SSR List
Every business day the exchanges publish a list of stocks that are short sale restricted. That means they have to be shorted on an uptick, but they can still be shorted. Sometimes people get confused and think that a stock can't be shorted because it's on this list, but that's not true. It just makes it more difficult.
The whole point of the short sale restriction is to prevent shorts from piling on and driving a stock into the ground.
A short sale restriction is placed on any stock as soon as it's down 10% intraday and is in effect for the rest of that trading day as well as the following trading day. The list on Shortable Stocks shows stocks that were down at least 10% on the previous trading day. The following is an example of a stock that has been affected by this trading rule.
Tricida released bad news on 10/24 before the market opened. The stock tanked on the news. Really ugly.
As can be seen on the chart below it fell more than the required 10% intraday to trigger the short sale restriction.
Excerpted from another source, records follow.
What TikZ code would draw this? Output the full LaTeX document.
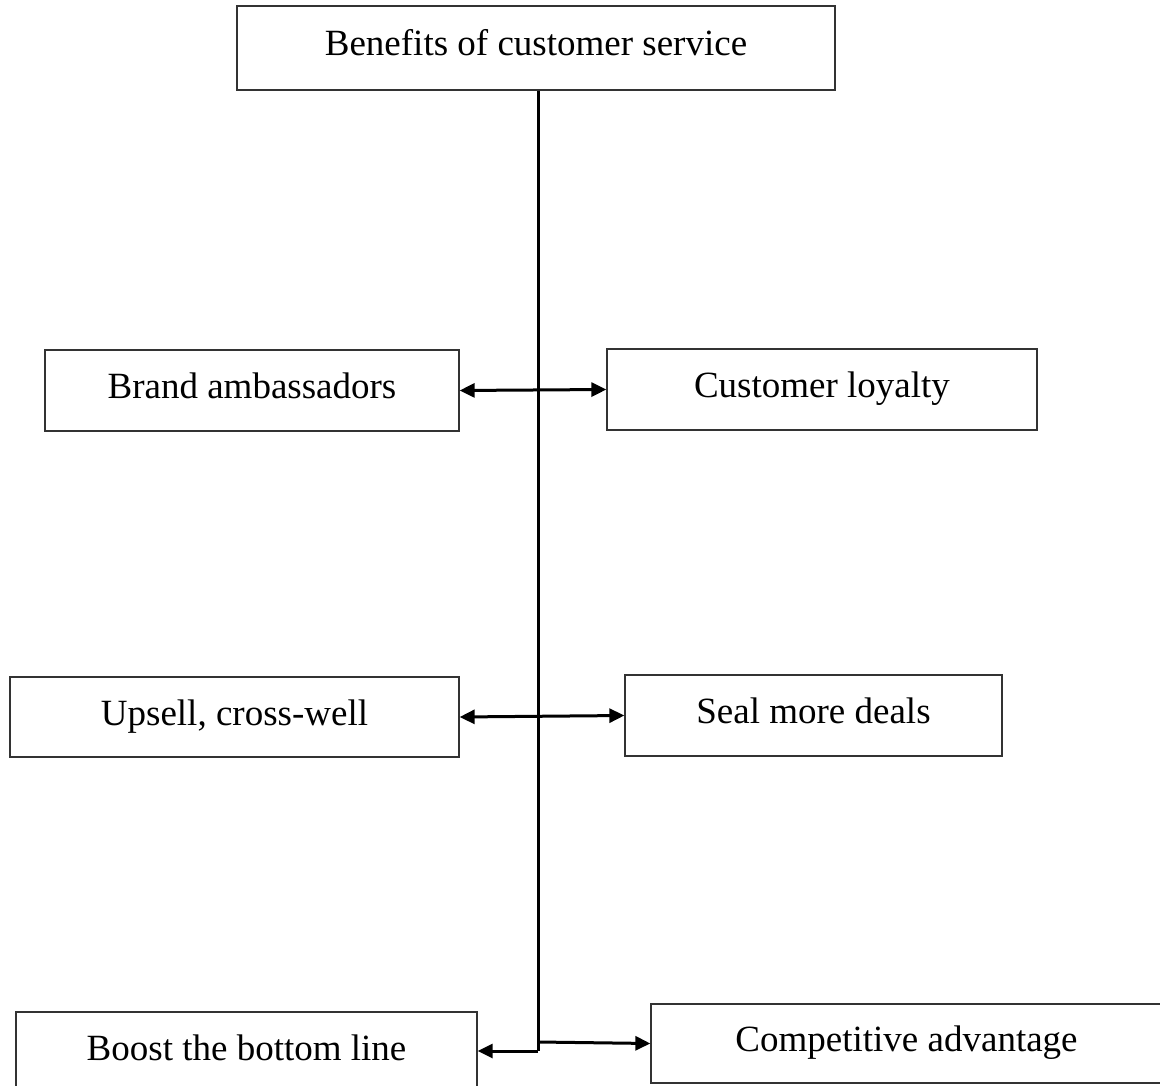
\documentclass[tikz,border=0pt]{standalone}
\usepackage{fontspec}
\setmainfont{Liberation Serif}
\usetikzlibrary{arrows.meta}
\begin{document}
\begin{tikzpicture}[x=1pt,y=-1pt,
  box/.style={draw=black!80, line width=1.3pt, inner sep=0pt,
    font=\fontsize{37}{44}\selectfont, text height=25pt, text depth=9pt},
  link/.style={line width=3pt, draw=black},
  tip/.style={-{Triangle[length=15pt,width=14pt]}},
  twotip/.style={{Triangle[length=15pt,width=14pt]}-{Triangle[length=15pt,width=14pt]}}]
\useasboundingbox (0,0) rectangle (1160,1086);
\begin{scope}
\clip (0,0) rectangle (1160,1086);
\node[box, minimum width=598, minimum height=84] (top) at (536,48) {Benefits of customer service};
\node[box, minimum width=414, minimum height=81] (ba) at (252,390.5) {Brand ambassadors};
\node[box, minimum width=430, minimum height=81] (cl) at (822,389.5) {Customer loyalty};
\node[box, minimum width=449, minimum height=80] (up) at (234.5,717) {Upsell, cross-well};
\node[box, minimum width=377, minimum height=81] (sm) at (813.5,715.5) {Seal more deals};
\node[box, minimum width=461, minimum height=80] (bb) at (246.5,1052) {Boost the bottom line};
\node[box, minimum width=511, minimum height=79] (ca) at (906.5,1043.5) {Competitive advantage};

\coordinate (sp) at (538,1051);
\coordinate (sp2) at (538,1042);

\draw[link] (sp |- top.south) -- (sp);
\draw[link, twotip] (ba.east) -- (cl.west);
\draw[link, twotip] (up.east) -- (sm.west);
\draw[link, tip] (sp) -- (bb.east |- sp);
\draw[link, tip] (sp2) -- (ca.west);
\end{scope}
\end{tikzpicture}
\end{document}
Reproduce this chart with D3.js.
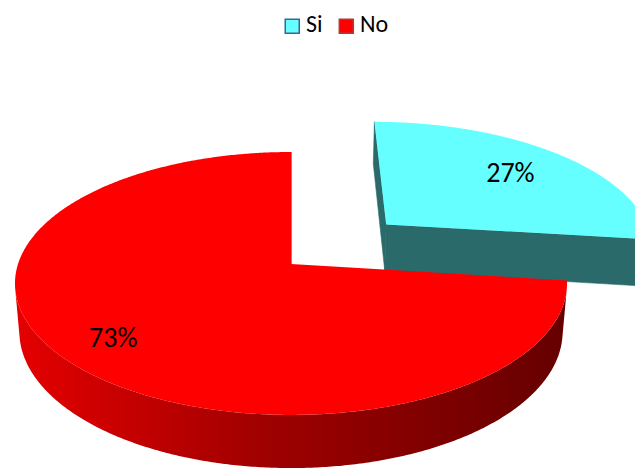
<!DOCTYPE html>
<html>
<head>
<meta charset="utf-8">
<script src="https://cdn.jsdelivr.net/npm/d3@7"></script>
<style>
  html, body { margin: 0; padding: 0; background: #ffffff; }
  svg { display: block; }
  text { font-family: Carlito, Calibri, Lato, sans-serif; fill: #000; }
</style>
</head>
<body>
<svg id="chart" width="635" height="473"></svg>
<script>
// ---- data ----
const categories = ["Si", "No"];
const values = [27, 73];
const percentLabels = ["27%", "73%"];

// ---- styles ----
const topColors = ["#66FFFF", "#FF0000"];
const legendStroke = ["#3C6494", "#A04040"];
const explodeBy = [0.487, 0];      // radial offset of each slice, in radii
const labelRadius = [0.71, 0.8];   // label distance from slice apex, in radii

const W = 635, H = 473;
const svg = d3.select("#chart");

// ---- simple perspective camera looking down on a unit-radius pie ----
const tilt = 28.1 * Math.PI / 180;
const cosT = Math.cos(tilt), sinT = Math.sin(tilt);
const dist = 5.96, focal = 1627, cx = 291, cy = 264;
const thickness = 0.2015;
const camPos = [0, dist * cosT, dist * sinT];

// u: right, v: toward viewer, w: up
function project(u, v, w) {
  const depth = dist - (v * cosT + w * sinT);
  const up = -v * sinT + w * cosT;
  return [cx + focal * u / depth, cy - focal * up / depth];
}
function facesCamera(p, n) {
  return n[0] * (camPos[0] - p[0]) + n[1] * (camPos[1] - p[1]) + n[2] * (camPos[2] - p[2]) > 0;
}

const pie = d3.pie().sort(null).value(d => d);
const arcs = pie(values).map((a, i) => {
  const mid = (a.startAngle + a.endAngle) / 2;
  return {
    ...a, i, mid,
    off: [explodeBy[i] * Math.sin(mid), -explodeBy[i] * Math.cos(mid)]
  };
});

const line = d3.line();
const defs = svg.append("defs");
const step = Math.PI / 360;

function rim(a, off, w) {
  return project(off[0] + Math.sin(a), off[1] - Math.cos(a), w);
}
function angles(a0, a1) {
  const n = Math.max(2, Math.ceil((a1 - a0) / step));
  return d3.range(n + 1).map(k => a0 + (a1 - a0) * k / n);
}

// farther slices are painted first
const order = arcs.slice().sort((a, b) => a.off[1] - b.off[1]);
const gPie = svg.append("g");

order.forEach(s => {
  const base = d3.color(topColors[s.i]);
  const cutColor = base.darker(2.45).formatHex();
  const off = s.off;
  const g = gPie.append("g").attr("class", "slice slice-" + categories[s.i]);

  // radial cut faces
  [[s.startAngle, -1], [s.endAngle, 1]].forEach(([a, sign]) => {
    const n = [sign * Math.cos(a), sign * Math.sin(a), 0];
    const pMid = [off[0] + 0.5 * Math.sin(a), off[1] - 0.5 * Math.cos(a), -thickness / 2];
    if (!facesCamera(pMid, n)) return;
    const pts = [
      project(off[0], off[1], 0),
      rim(a, off, 0),
      rim(a, off, -thickness),
      project(off[0], off[1], -thickness)
    ];
    g.append("path").attr("d", line(pts) + "Z")
      .attr("fill", cutColor).attr("stroke", cutColor).attr("stroke-width", 0.6);
  });

  // outer wall, split into runs that face the camera
  const runs = [];
  let cur = null;
  angles(s.startAngle, s.endAngle).forEach(a => {
    const p = [off[0] + Math.sin(a), off[1] - Math.cos(a), 0];
    const n = [Math.sin(a), -Math.cos(a), 0];
    if (facesCamera(p, n)) {
      if (!cur) { cur = []; runs.push(cur); }
      cur.push(a);
    } else cur = null;
  });
  runs.forEach((run, r) => {
    if (run.length < 2) return;
    const topPts = run.map(a => rim(a, off, 0));
    const botPts = run.slice().reverse().map(a => rim(a, off, -thickness));
    const all = topPts.concat(botPts);
    const xs = d3.extent(all, p => p[0]);
    const gid = "wall-" + s.i + "-" + r;
    const grad = defs.append("linearGradient").attr("id", gid)
      .attr("gradientUnits", "userSpaceOnUse")
      .attr("x1", xs[0]).attr("x2", xs[1]).attr("y1", 0).attr("y2", 0);
    [[0, 0.3], [0.45, 1.3], [1, 2.6]].forEach(([o, k]) =>
      grad.append("stop").attr("offset", o).attr("stop-color", base.darker(k).formatHex()));
    g.append("path").attr("d", line(all) + "Z")
      .attr("fill", "url(#" + gid + ")");
  });

  // top face
  const topPts = [project(off[0], off[1], 0)]
    .concat(angles(s.startAngle, s.endAngle).map(a => rim(a, off, 0)));
  g.append("path").attr("d", line(topPts) + "Z")
    .attr("fill", base.formatHex());
});

// ---- percentage labels ----
svg.append("g").selectAll("text")
  .data(arcs)
  .join("text")
  .attr("transform", d => {
    const r = labelRadius[d.i];
    const p = project(d.off[0] + r * Math.sin(d.mid), d.off[1] - r * Math.cos(d.mid), 0);
    return `translate(${p[0]},${p[1]})`;
  })
  .attr("text-anchor", "middle")
  .attr("dy", "0.32em")
  .style("font-size", "28px")
  .text(d => percentLabels[d.i]);

// ---- legend ----
const legend = svg.append("g").attr("transform", "translate(284.5,18.5)");
let lx = 0;
categories.forEach((c, i) => {
  const item = legend.append("g").attr("transform", `translate(${lx},0)`);
  item.append("rect").attr("x", 0.75).attr("y", 0.75).attr("width", 14).attr("height", 14)
    .attr("fill", topColors[i]).attr("stroke", legendStroke[i]).attr("stroke-width", 1.5);
  const t = item.append("text").attr("x", 21.5).attr("y", 13.8)
    .style("font-size", "24px").text(c);
  lx += 21.5 + t.node().getComputedTextLength() + 16;
});
</script>
</body>
</html>
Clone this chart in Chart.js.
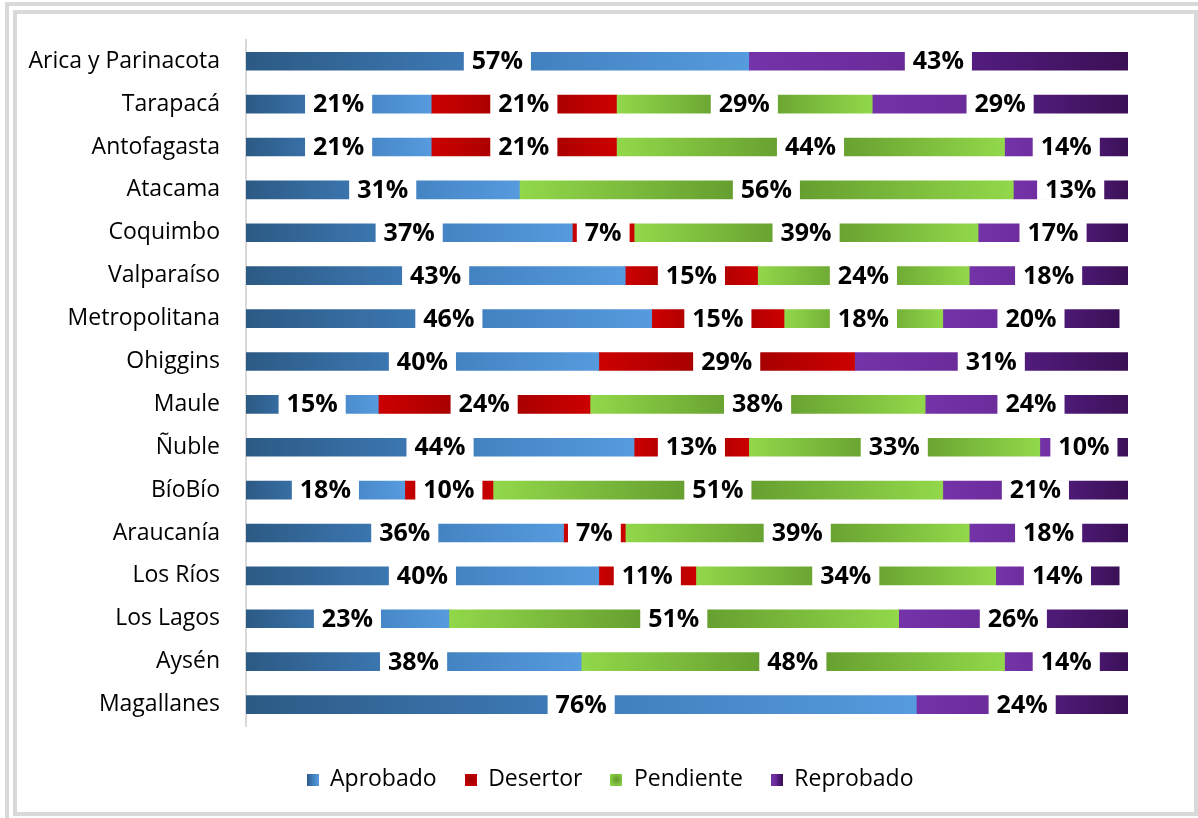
<!DOCTYPE html>
<html>
<head>
<meta charset="utf-8">
<script src="https://cdn.jsdelivr.net/npm/chart.js@4"></script>
<style>
  body { margin: 0; background: #fff; }
  .wrap { position: relative; width: 1198px; height: 818px; overflow: hidden; }
  .outer { position: absolute; left: 5px; top: 2px; width: 1193px; height: 816px;
           border-top: 4px solid #d9d9d9; border-left: 4px solid #d9d9d9; box-sizing: border-box; }
  .inner { position: absolute; left: 13px; top: 10px; width: 1185px; height: 806px;
           border: 4px solid #d9d9d9; box-sizing: border-box; background: #fff; }
  canvas { position: absolute; left: 0; top: 0; }
</style>
</head>
<body>
<div class="wrap">
  <div class="outer"></div>
  <div class="inner"></div>
  <canvas id="estadoChart" width="1198" height="818"></canvas>
</div>
<script>
const regiones = ['Arica y Parinacota', 'Tarapacá', 'Antofagasta', 'Atacama', 'Coquimbo', 'Valparaíso',
    'Metropolitana', 'Ohiggins', 'Maule', 'Ñuble', 'BíoBío', 'Araucanía', 'Los Ríos', 'Los Lagos',
    'Aysén', 'Magallanes'];
const aprobado  = [57, 21, 21, 31, 37, 43, 46, 40, 15, 44, 18, 36, 40, 23, 38, 76];
const desertor  = [null, 21, 21, null, 7, 15, 15, 29, 24, 13, 10, 7, 11, null, null, null];
const pendiente = [null, 29, 44, 56, 39, 24, 18, null, 38, 33, 51, 39, 34, 51, 48, null];
const reprobado = [43, 29, 14, 13, 17, 18, 20, 31, 24, 10, 21, 18, 14, 26, 14, 24];

// gradient stops for each estado, applied across each bar segment
const estadoStops = {
    Aprobado:  [[0, '#2c5a84'], [0.5, '#3f7dbb'], [1, '#569bde']],
    Desertor:  [[0, '#cc0000'], [0.5, '#9a0000'], [1, '#cc0000']],
    Pendiente: [[0, '#92d84a'], [0.5, '#5f962b'], [1, '#92d84a']],
    Reprobado: [[0, '#7433a8'], [0.4, '#6a2b9a'], [0.6, '#521c7e'], [1, '#3a1055']]
};
const estadoSolid = { Aprobado: '#3f7dbb', Desertor: '#c00000', Pendiente: '#7dbd3f', Reprobado: '#5b2089' };

function segmentGradient(name) {
    return function(context) {
        const chart = context.chart;
        if (context.type !== 'data' || !chart.chartArea) return estadoSolid[name];
        const i = context.dataIndex;
        let start = 0;
        for (let d = 0; d < context.datasetIndex; d++) {
            start += chart.data.datasets[d].data[i] || 0;
        }
        const value = context.raw || 0;
        const x = chart.scales.x;
        const x0 = x.getPixelForValue(start);
        const x1 = x.getPixelForValue(start + value);
        if (x1 - x0 < 1) return estadoSolid[name];
        const g = chart.ctx.createLinearGradient(x0, 0, x1, 0);
        estadoStops[name].forEach(s => g.addColorStop(s[0], s[1]));
        return g;
    };
}

// small gradient swatches for the legend
function legendSwatch(name) {
    const c = document.createElement('canvas');
    c.width = 12;
    c.height = 12;
    const cx = c.getContext('2d');
    let g;
    if (name === 'Aprobado' || name === 'Reprobado') {
        g = cx.createLinearGradient(0, 0, 12, 0);
        estadoStops[name].forEach(s => g.addColorStop(s[0], s[1]));
    } else {
        g = cx.createRadialGradient(6, 6, 0, 6, 6, 8);
        const stops = estadoStops[name];
        g.addColorStop(0, stops[1][1]);
        g.addColorStop(1, stops[0][1]);
    }
    cx.fillStyle = g;
    cx.fillRect(0, 0, 12, 12);
    return c;
}

const series = [
    { label: 'Aprobado', data: aprobado },
    { label: 'Desertor', data: desertor },
    { label: 'Pendiente', data: pendiente },
    { label: 'Reprobado', data: reprobado }
];

// white box with bold percentage in the middle of every segment
const percentLabels = {
    id: 'percentLabels',
    afterDatasetsDraw(chart) {
        const ctx = chart.ctx;
        ctx.save();
        ctx.font = 'bold 25px "Open Sans"';
        ctx.textAlign = 'center';
        ctx.textBaseline = 'middle';
        chart.data.datasets.forEach((ds, di) => {
            const meta = chart.getDatasetMeta(di);
            meta.data.forEach((bar, i) => {
                const v = ds.data[i];
                if (!v) return;
                const text = v + '%';
                const cx = (bar.x + bar.base) / 2;
                const w = ctx.measureText(text).width + 16;
                ctx.fillStyle = '#fff';
                ctx.fillRect(cx - w / 2, bar.y - bar.height / 2 - 1, w, bar.height + 2);
                ctx.fillStyle = '#000';
                ctx.fillText(text, cx, bar.y + 1);
            });
        });
        ctx.restore();
    }
};

// centre the legend row under the whole frame rather than the plot
const legendShift = {
    id: 'legendShift',
    afterLayout(chart) {
        if (chart.legend) chart.legend.left = 92;
    }
};

Chart.defaults.font.family = '"Open Sans", sans-serif';
Chart.defaults.color = '#000';

new Chart(document.getElementById('estadoChart').getContext('2d'), {
    type: 'bar',
    data: {
        labels: regiones,
        datasets: series.map(s => ({
            label: s.label,
            data: s.data,
            backgroundColor: segmentGradient(s.label),
            borderWidth: 0,
            barThickness: 18
        }))
    },
    options: {
        indexAxis: 'y',
        responsive: false,
        animation: false,
        layout: {
            padding: { top: 34, right: 70, bottom: 17, left: 0 }
        },
        plugins: {
            tooltip: { enabled: false },
            legend: {
                position: 'bottom',
                labels: {
                    usePointStyle: true,
                    boxWidth: 12,
                    boxHeight: 12,
                    padding: 28,
                    color: '#000',
                    font: { size: 23 },
                    generateLabels: function(chart) {
                        return chart.data.datasets.map((ds, i) => ({
                            text: ds.label,
                            pointStyle: legendSwatch(ds.label),
                            fillStyle: estadoSolid[ds.label],
                            strokeStyle: estadoSolid[ds.label],
                            lineWidth: 0,
                            hidden: false,
                            datasetIndex: i
                        }));
                    }
                }
            }
        },
        scales: {
            x: {
                stacked: true,
                min: 0,
                max: 100,
                grid: { display: false },
                border: { display: false },
                ticks: { display: false },
                afterFit: function(scale) { scale.height = 14; }
            },
            y: {
                stacked: true,
                grid: { display: false, drawTicks: false },
                border: { display: true, color: '#d9d9d9', width: 2 },
                ticks: {
                    padding: 26,
                    color: '#000',
                    font: { size: 23 }
                },
                afterFit: function(scale) { scale.width = 246; }
            }
        }
    },
    plugins: [percentLabels, legendShift]
});
</script>
</body>
</html>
So, for the rest of the day on 10/24, and then on the following day it was restricted.
But if you look carefully at a chart (not this one as it's too difficult to tell), you can see that it fell more than 10% on every single day last week. It has been short sale restricted every day since the bad news hit, and, in fact, it's on there again today as I write this.
However, in this image below you can clearly see that there have been shares available to borrow all week. In fact, the ebb and flow of the short shares availability indicate that shorting is happening even as the stock has remained on the SSR list.
Another thing to take from the information above is the change in fee rate and its corresponding rebate rate. The fee rate is the annual percentage rate that shorts must pay in order to borrow stock. The chart above plots this rate as the lavender line.
On October 25th the fee rate was 3.74% and the rebate rate was -0.67%. Those rates are pretty low. As the news disseminated these rates changed pretty quickly. By the end of last week these rates had spiked to 14.29% and -11.22% respectively, which is where they are at the moment. These are punitive rates, and they make short positions relatively expensive to hold.
In Summary
The point of all this is to show how being on the SSR list does not prevent a stock from being shorted. It can slow the shorting down, and this is arguably the purpose, but it doesn't stop it. In no way is this article an endorsement of the company, Tricida, or its stock. I just used it as an illustration of the dynamics of the short sale restriction list.